(Given task) Return the listing below exactly, with the pictures dropped.

(Source data)
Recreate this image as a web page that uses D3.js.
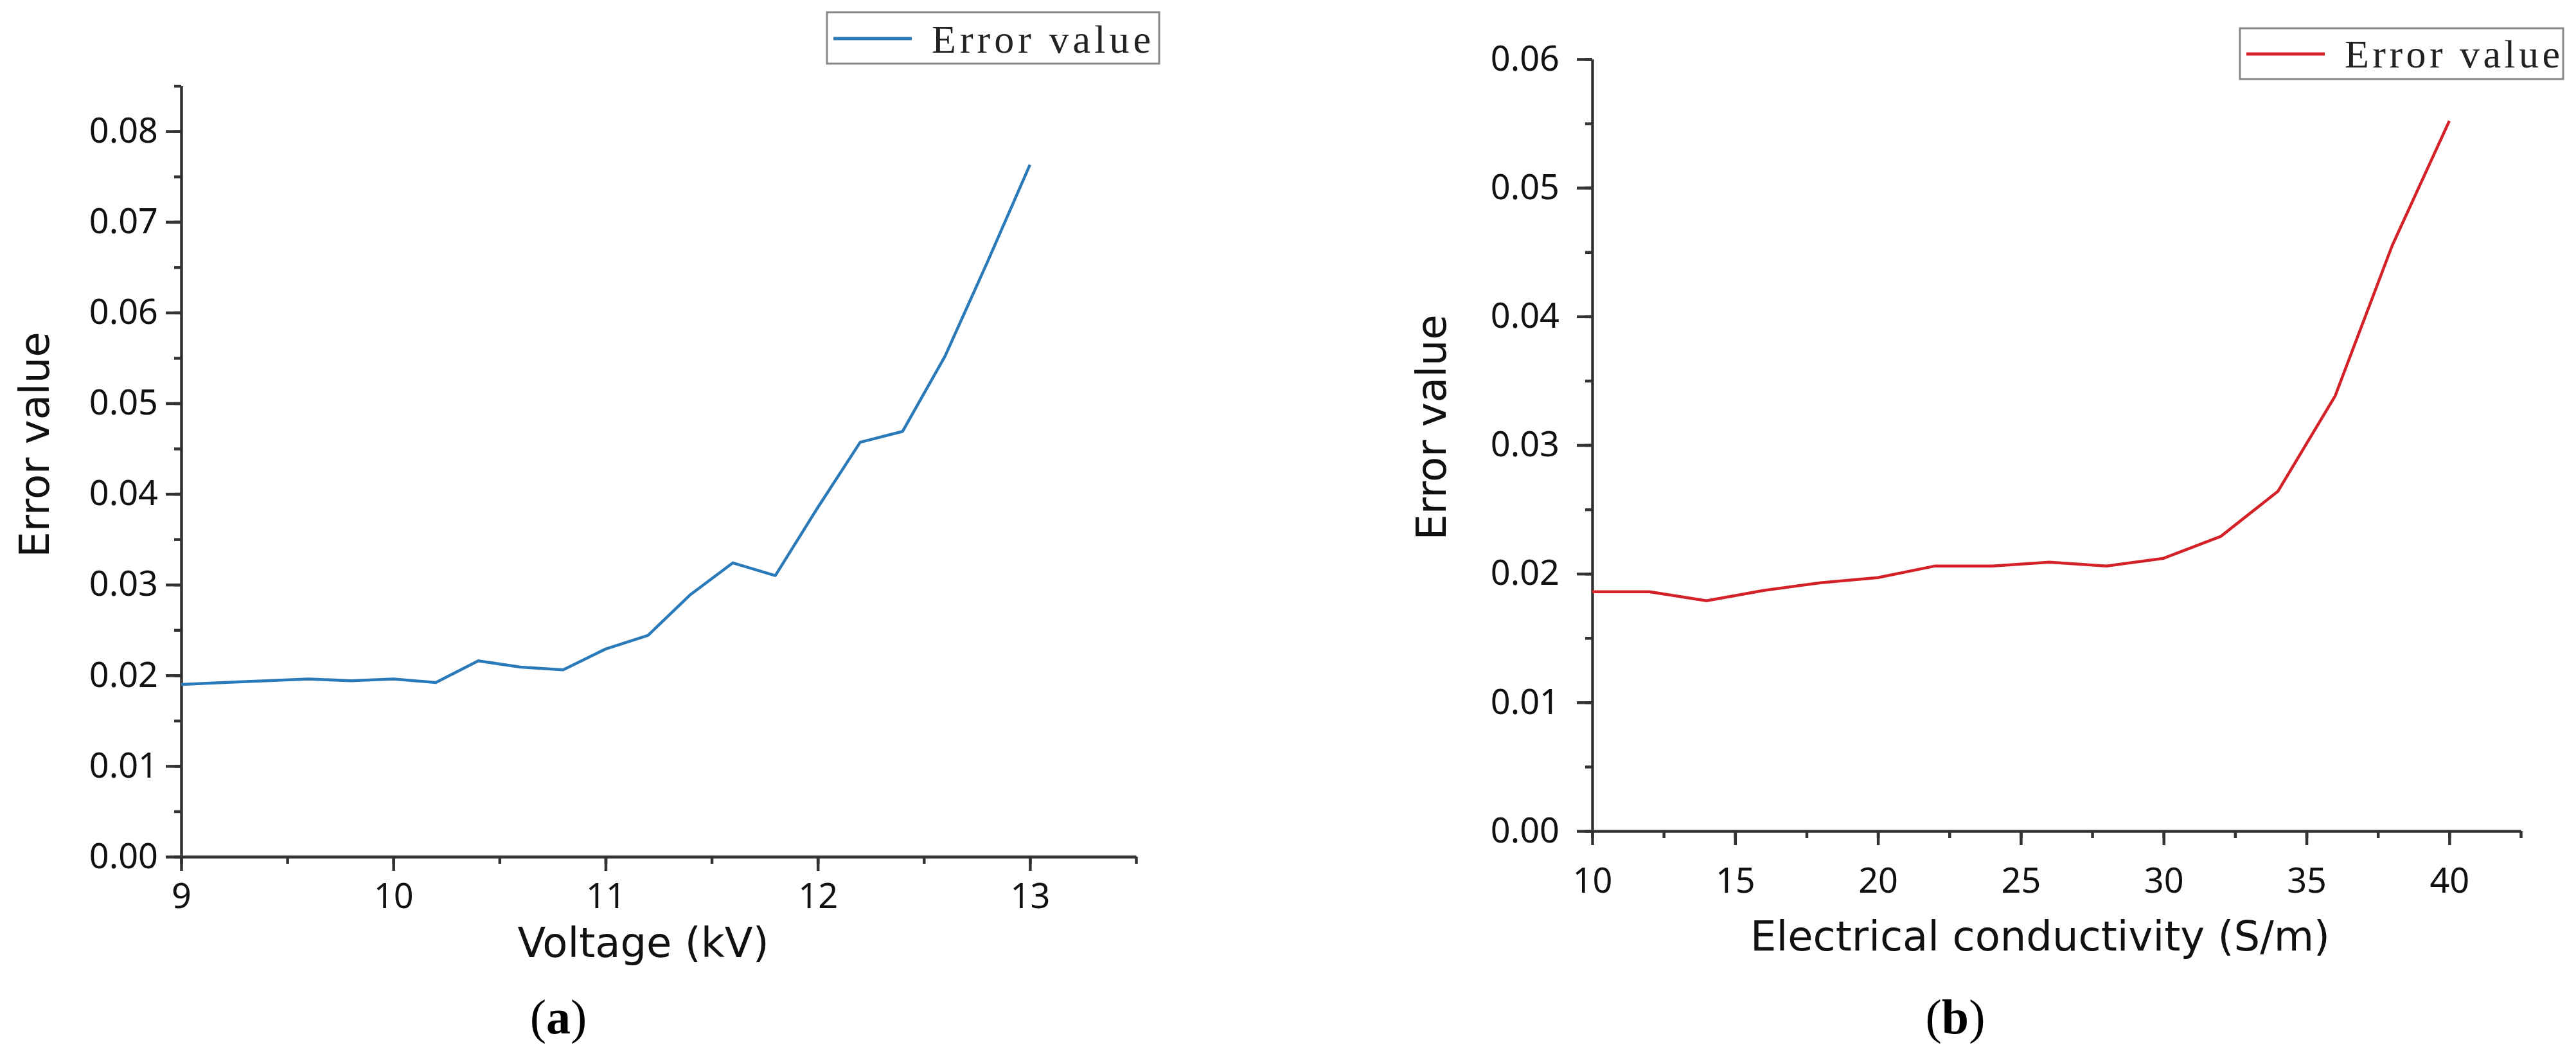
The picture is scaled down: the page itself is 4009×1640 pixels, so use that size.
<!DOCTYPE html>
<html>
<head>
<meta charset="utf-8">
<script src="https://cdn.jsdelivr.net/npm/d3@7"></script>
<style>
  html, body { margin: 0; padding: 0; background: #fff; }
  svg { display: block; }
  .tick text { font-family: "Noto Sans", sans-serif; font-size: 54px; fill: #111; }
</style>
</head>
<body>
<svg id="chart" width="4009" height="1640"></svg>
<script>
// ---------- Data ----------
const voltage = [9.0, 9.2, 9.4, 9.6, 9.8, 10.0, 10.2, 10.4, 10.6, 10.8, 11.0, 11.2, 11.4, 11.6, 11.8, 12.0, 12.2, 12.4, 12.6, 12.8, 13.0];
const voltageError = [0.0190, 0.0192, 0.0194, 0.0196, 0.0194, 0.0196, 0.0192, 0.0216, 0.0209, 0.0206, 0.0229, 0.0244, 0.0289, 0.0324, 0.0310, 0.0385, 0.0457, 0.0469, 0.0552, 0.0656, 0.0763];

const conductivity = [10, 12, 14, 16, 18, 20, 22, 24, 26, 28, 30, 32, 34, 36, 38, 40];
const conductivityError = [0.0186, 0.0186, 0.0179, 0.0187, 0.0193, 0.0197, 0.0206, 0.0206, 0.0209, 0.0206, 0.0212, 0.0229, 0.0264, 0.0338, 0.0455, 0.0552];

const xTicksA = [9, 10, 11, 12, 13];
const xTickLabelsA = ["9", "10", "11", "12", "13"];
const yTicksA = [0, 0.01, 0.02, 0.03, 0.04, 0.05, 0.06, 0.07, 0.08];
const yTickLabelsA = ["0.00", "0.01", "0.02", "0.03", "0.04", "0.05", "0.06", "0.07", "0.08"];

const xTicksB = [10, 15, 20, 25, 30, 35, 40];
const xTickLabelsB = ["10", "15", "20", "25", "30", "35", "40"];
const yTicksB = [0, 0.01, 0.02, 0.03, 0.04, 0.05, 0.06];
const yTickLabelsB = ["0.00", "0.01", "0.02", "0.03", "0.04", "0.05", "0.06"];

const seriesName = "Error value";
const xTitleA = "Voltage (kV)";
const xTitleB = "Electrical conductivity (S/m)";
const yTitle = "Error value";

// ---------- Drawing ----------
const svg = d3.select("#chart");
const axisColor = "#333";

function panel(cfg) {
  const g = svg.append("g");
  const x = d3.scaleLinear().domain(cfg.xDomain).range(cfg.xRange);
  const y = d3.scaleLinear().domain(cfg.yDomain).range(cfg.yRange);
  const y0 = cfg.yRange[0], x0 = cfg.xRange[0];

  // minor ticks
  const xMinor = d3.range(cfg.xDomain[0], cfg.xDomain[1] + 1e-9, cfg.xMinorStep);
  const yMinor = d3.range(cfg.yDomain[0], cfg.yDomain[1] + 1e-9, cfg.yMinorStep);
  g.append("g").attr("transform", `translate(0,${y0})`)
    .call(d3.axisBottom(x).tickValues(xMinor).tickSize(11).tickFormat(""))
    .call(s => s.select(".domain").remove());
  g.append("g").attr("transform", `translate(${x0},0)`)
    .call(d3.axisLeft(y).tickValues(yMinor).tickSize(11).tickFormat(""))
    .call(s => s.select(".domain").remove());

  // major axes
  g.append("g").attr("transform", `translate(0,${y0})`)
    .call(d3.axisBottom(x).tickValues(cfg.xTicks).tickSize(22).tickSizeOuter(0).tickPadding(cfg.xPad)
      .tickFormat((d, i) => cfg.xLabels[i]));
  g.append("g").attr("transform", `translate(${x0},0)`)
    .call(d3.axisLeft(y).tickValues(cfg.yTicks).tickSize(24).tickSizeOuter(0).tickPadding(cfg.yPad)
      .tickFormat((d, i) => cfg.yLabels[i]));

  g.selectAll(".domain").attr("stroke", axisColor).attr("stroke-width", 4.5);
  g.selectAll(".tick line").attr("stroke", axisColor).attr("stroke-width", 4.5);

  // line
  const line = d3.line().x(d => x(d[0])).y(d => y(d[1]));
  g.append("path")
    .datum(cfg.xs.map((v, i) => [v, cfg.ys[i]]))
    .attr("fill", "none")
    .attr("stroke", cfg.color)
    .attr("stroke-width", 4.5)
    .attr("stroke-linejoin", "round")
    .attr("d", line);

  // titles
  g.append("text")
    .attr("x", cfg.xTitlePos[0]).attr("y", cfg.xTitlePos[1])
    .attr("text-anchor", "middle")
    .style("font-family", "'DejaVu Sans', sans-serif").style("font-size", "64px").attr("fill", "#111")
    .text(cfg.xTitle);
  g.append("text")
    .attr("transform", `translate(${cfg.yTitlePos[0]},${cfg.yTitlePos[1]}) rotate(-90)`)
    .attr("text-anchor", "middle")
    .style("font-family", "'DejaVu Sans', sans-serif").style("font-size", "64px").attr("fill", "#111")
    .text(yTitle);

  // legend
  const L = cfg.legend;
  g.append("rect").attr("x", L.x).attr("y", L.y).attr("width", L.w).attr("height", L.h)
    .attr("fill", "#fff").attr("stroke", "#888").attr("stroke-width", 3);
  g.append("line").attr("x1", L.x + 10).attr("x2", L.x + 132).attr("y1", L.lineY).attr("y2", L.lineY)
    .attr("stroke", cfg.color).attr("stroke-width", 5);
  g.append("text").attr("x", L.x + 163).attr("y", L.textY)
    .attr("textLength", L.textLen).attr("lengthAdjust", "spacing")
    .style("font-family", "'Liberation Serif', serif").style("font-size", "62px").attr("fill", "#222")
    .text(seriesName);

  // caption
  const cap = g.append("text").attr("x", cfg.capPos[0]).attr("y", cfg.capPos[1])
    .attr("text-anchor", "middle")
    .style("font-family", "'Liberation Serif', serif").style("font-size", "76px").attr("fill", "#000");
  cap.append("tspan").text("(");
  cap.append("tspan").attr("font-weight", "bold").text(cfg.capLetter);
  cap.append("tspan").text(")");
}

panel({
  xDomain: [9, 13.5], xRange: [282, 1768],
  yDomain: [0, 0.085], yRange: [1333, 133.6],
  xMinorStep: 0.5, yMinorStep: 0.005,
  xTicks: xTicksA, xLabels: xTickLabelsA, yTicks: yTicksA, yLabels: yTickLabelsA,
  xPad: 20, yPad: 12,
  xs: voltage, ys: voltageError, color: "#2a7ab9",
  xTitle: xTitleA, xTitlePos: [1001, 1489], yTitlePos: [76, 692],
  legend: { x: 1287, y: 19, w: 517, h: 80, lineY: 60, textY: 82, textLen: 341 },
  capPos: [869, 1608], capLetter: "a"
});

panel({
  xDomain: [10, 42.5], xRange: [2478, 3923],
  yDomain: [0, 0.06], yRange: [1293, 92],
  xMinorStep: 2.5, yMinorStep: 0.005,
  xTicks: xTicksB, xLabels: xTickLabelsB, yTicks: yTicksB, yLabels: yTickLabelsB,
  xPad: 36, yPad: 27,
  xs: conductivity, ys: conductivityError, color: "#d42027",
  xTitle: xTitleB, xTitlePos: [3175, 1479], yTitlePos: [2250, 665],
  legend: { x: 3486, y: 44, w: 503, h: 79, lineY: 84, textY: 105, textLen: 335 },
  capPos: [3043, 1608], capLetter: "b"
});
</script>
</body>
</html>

(Solution)
Recreate this image as a web page that uses D3.js.
The picture is scaled down: the page itself is 4009×1640 pixels, so use that size.
<!DOCTYPE html>
<html>
<head>
<meta charset="utf-8">
<script src="https://cdn.jsdelivr.net/npm/d3@7"></script>
<style>
  html, body { margin: 0; padding: 0; background: #fff; }
  svg { display: block; }
  .tick text { font-family: "Noto Sans", sans-serif; font-size: 54px; fill: #111; }
</style>
</head>
<body>
<svg id="chart" width="4009" height="1640"></svg>
<script>
// ---------- Data ----------
const voltage = [9.0, 9.2, 9.4, 9.6, 9.8, 10.0, 10.2, 10.4, 10.6, 10.8, 11.0, 11.2, 11.4, 11.6, 11.8, 12.0, 12.2, 12.4, 12.6, 12.8, 13.0];
const voltageError = [0.0190, 0.0192, 0.0194, 0.0196, 0.0194, 0.0196, 0.0192, 0.0216, 0.0209, 0.0206, 0.0229, 0.0244, 0.0289, 0.0324, 0.0310, 0.0385, 0.0457, 0.0469, 0.0552, 0.0656, 0.0763];

const conductivity = [10, 12, 14, 16, 18, 20, 22, 24, 26, 28, 30, 32, 34, 36, 38, 40];
const conductivityError = [0.0186, 0.0186, 0.0179, 0.0187, 0.0193, 0.0197, 0.0206, 0.0206, 0.0209, 0.0206, 0.0212, 0.0229, 0.0264, 0.0338, 0.0455, 0.0552];

const xTicksA = [9, 10, 11, 12, 13];
const xTickLabelsA = ["9", "10", "11", "12", "13"];
const yTicksA = [0, 0.01, 0.02, 0.03, 0.04, 0.05, 0.06, 0.07, 0.08];
const yTickLabelsA = ["0.00", "0.01", "0.02", "0.03", "0.04", "0.05", "0.06", "0.07", "0.08"];

const xTicksB = [10, 15, 20, 25, 30, 35, 40];
const xTickLabelsB = ["10", "15", "20", "25", "30", "35", "40"];
const yTicksB = [0, 0.01, 0.02, 0.03, 0.04, 0.05, 0.06];
const yTickLabelsB = ["0.00", "0.01", "0.02", "0.03", "0.04", "0.05", "0.06"];

const seriesName = "Error value";
const xTitleA = "Voltage (kV)";
const xTitleB = "Electrical conductivity (S/m)";
const yTitle = "Error value";

// ---------- Drawing ----------
const svg = d3.select("#chart");
const axisColor = "#333";

function panel(cfg) {
  const g = svg.append("g");
  const x = d3.scaleLinear().domain(cfg.xDomain).range(cfg.xRange);
  const y = d3.scaleLinear().domain(cfg.yDomain).range(cfg.yRange);
  const y0 = cfg.yRange[0], x0 = cfg.xRange[0];

  // minor ticks
  const xMinor = d3.range(cfg.xDomain[0], cfg.xDomain[1] + 1e-9, cfg.xMinorStep);
  const yMinor = d3.range(cfg.yDomain[0], cfg.yDomain[1] + 1e-9, cfg.yMinorStep);
  g.append("g").attr("transform", `translate(0,${y0})`)
    .call(d3.axisBottom(x).tickValues(xMinor).tickSize(11).tickFormat(""))
    .call(s => s.select(".domain").remove());
  g.append("g").attr("transform", `translate(${x0},0)`)
    .call(d3.axisLeft(y).tickValues(yMinor).tickSize(11).tickFormat(""))
    .call(s => s.select(".domain").remove());

  // major axes
  g.append("g").attr("transform", `translate(0,${y0})`)
    .call(d3.axisBottom(x).tickValues(cfg.xTicks).tickSize(22).tickSizeOuter(0).tickPadding(cfg.xPad)
      .tickFormat((d, i) => cfg.xLabels[i]));
  g.append("g").attr("transform", `translate(${x0},0)`)
    .call(d3.axisLeft(y).tickValues(cfg.yTicks).tickSize(24).tickSizeOuter(0).tickPadding(cfg.yPad)
      .tickFormat((d, i) => cfg.yLabels[i]));

  g.selectAll(".domain").attr("stroke", axisColor).attr("stroke-width", 4.5);
  g.selectAll(".tick line").attr("stroke", axisColor).attr("stroke-width", 4.5);

  // line
  const line = d3.line().x(d => x(d[0])).y(d => y(d[1]));
  g.append("path")
    .datum(cfg.xs.map((v, i) => [v, cfg.ys[i]]))
    .attr("fill", "none")
    .attr("stroke", cfg.color)
    .attr("stroke-width", 4.5)
    .attr("stroke-linejoin", "round")
    .attr("d", line);

  // titles
  g.append("text")
    .attr("x", cfg.xTitlePos[0]).attr("y", cfg.xTitlePos[1])
    .attr("text-anchor", "middle")
    .style("font-family", "'DejaVu Sans', sans-serif").style("font-size", "64px").attr("fill", "#111")
    .text(cfg.xTitle);
  g.append("text")
    .attr("transform", `translate(${cfg.yTitlePos[0]},${cfg.yTitlePos[1]}) rotate(-90)`)
    .attr("text-anchor", "middle")
    .style("font-family", "'DejaVu Sans', sans-serif").style("font-size", "64px").attr("fill", "#111")
    .text(yTitle);

  // legend
  const L = cfg.legend;
  g.append("rect").attr("x", L.x).attr("y", L.y).attr("width", L.w).attr("height", L.h)
    .attr("fill", "#fff").attr("stroke", "#888").attr("stroke-width", 3);
  g.append("line").attr("x1", L.x + 10).attr("x2", L.x + 132).attr("y1", L.lineY).attr("y2", L.lineY)
    .attr("stroke", cfg.color).attr("stroke-width", 5);
  g.append("text").attr("x", L.x + 163).attr("y", L.textY)
    .attr("textLength", L.textLen).attr("lengthAdjust", "spacing")
    .style("font-family", "'Liberation Serif', serif").style("font-size", "62px").attr("fill", "#222")
    .text(seriesName);

  // caption
  const cap = g.append("text").attr("x", cfg.capPos[0]).attr("y", cfg.capPos[1])
    .attr("text-anchor", "middle")
    .style("font-family", "'Liberation Serif', serif").style("font-size", "76px").attr("fill", "#000");
  cap.append("tspan").text("(");
  cap.append("tspan").attr("font-weight", "bold").text(cfg.capLetter);
  cap.append("tspan").text(")");
}

panel({
  xDomain: [9, 13.5], xRange: [282, 1768],
  yDomain: [0, 0.085], yRange: [1333, 133.6],
  xMinorStep: 0.5, yMinorStep: 0.005,
  xTicks: xTicksA, xLabels: xTickLabelsA, yTicks: yTicksA, yLabels: yTickLabelsA,
  xPad: 20, yPad: 12,
  xs: voltage, ys: voltageError, color: "#2a7ab9",
  xTitle: xTitleA, xTitlePos: [1001, 1489], yTitlePos: [76, 692],
  legend: { x: 1287, y: 19, w: 517, h: 80, lineY: 60, textY: 82, textLen: 341 },
  capPos: [869, 1608], capLetter: "a"
});

panel({
  xDomain: [10, 42.5], xRange: [2478, 3923],
  yDomain: [0, 0.06], yRange: [1293, 92],
  xMinorStep: 2.5, yMinorStep: 0.005,
  xTicks: xTicksB, xLabels: xTickLabelsB, yTicks: yTicksB, yLabels: yTickLabelsB,
  xPad: 36, yPad: 27,
  xs: conductivity, ys: conductivityError, color: "#d42027",
  xTitle: xTitleB, xTitlePos: [3175, 1479], yTitlePos: [2250, 665],
  legend: { x: 3486, y: 44, w: 503, h: 79, lineY: 84, textY: 105, textLen: 335 },
  capPos: [3043, 1608], capLetter: "b"
});
</script>
</body>
</html>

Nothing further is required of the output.